Downstream Uses of Your Data
Insurance companies increasingly use telematics data for purposes beyond initial pricing. Claims investigations may reference your driving data to reconstruct accidents or verify your account of events. Some insurers share data with manufacturers to improve vehicle safety systems. Aggregated data feeds into traffic studies and urban planning.
Risk-Adjusted Analysis Framework
A rational analysis weighs expected savings against privacy costs using a personal utility framework. This requires assigning value to your privacy, which varies significantly among individuals.
For Privacy-Sensitive Drivers
If you value privacy highly, the expected savings must exceed your personal privacy premium. Consider that the median telematics discount of approximately 10% translates to roughly $150 annually for the average driver. If your privacy threshold exceeds this amount, the program fails your cost-benefit test.
For Savings-Focused Drivers
Drivers who place lower value on data privacy and have excellent driving habits represent the optimal candidates for telematics programs. If you rarely brake hard, avoid night driving, maintain consistent speeds, and drive fewer miles than average, your probability of maximum discounts increases substantially.
Program-Specific Considerations
Not all telematics programs are equivalent. Key variables to evaluate include the monitoring duration, data retention policies, whether rates can increase based on data, and the specific behaviors measured.
Smartphone Apps vs. Dedicated Devices
Smartphone-based programs typically collect more data categories and may access additional phone sensors. They also drain battery life and require the app to run during every trip. Dedicated OBD-II devices collect only driving data but remain permanently installed, monitoring every trip regardless of driver.
Monitoring Period Length
Some programs monitor for a limited period, such as 90 days, then set your rate based on that snapshot. Others continuously monitor and adjust rates at each renewal.

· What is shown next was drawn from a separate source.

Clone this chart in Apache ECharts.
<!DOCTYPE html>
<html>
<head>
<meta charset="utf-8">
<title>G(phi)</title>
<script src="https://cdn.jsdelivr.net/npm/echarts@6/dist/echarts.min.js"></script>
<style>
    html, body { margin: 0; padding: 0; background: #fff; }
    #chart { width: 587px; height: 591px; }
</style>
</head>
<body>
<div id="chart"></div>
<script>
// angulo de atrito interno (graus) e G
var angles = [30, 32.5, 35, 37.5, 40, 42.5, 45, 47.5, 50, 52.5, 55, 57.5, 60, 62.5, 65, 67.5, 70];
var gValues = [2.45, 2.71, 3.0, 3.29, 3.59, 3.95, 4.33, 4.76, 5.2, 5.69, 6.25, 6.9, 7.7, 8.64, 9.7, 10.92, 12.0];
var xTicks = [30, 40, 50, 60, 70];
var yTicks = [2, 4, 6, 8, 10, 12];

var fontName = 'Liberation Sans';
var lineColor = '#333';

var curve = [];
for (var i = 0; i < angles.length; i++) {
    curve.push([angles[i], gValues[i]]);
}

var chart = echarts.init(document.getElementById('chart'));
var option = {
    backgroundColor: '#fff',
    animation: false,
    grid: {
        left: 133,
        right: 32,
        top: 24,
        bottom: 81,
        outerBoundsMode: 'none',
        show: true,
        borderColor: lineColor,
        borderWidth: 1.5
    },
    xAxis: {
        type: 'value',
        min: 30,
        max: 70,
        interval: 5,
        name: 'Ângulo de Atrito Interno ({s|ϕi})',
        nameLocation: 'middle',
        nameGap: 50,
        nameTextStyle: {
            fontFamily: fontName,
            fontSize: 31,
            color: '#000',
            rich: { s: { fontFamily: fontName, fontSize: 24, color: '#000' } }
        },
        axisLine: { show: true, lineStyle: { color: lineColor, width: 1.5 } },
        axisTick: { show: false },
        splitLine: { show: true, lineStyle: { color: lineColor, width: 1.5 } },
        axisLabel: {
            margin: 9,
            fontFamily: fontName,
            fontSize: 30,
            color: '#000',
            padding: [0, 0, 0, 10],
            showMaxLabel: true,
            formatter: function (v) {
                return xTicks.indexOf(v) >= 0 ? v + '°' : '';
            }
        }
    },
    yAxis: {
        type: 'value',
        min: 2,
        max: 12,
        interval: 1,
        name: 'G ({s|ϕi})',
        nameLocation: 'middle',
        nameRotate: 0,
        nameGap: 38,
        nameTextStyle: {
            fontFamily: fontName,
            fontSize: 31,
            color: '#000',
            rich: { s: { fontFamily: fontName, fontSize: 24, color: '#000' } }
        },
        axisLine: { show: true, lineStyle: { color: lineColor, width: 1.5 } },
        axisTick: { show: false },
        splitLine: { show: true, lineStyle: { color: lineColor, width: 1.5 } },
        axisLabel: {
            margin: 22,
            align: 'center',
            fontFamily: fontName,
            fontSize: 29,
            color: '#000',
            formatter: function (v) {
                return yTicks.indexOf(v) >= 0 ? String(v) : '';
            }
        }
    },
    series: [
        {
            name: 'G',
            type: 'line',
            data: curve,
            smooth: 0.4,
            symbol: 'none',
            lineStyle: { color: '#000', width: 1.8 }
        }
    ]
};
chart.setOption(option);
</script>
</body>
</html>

Continuous monitoring programs carry ongoing privacy costs but also allow you to improve your discount over time through behavior modification.
Strategic Considerations
If you decide to participate, timing and behavior optimization can maximize your savings. Plan your monitoring period during seasons when your driving patterns are most favorable. Be conscious of behaviors the system measures, as temporary behavior modification during monitoring can lock in lower rates.
However, consider whether the cognitive load of constantly monitoring your driving behavior has its own cost in terms of driving enjoyment and attention allocation.
Making Your Decision
The telematics trade-off ultimately depends on your individual values and circumstances. The data suggests that safe drivers who place moderate value on privacy and face higher-than-average premiums benefit most from participation. Conversely, drivers with strong privacy preferences, irregular driving patterns, or already-low premiums may find the trade-off unfavorable.
Before enrolling, request detailed information about data collection, storage, and sharing practices. Calculate your expected savings based on realistic assessments of your driving behavior. And consider whether the psychological cost of being monitored affects your driving experience in ways that matter to you.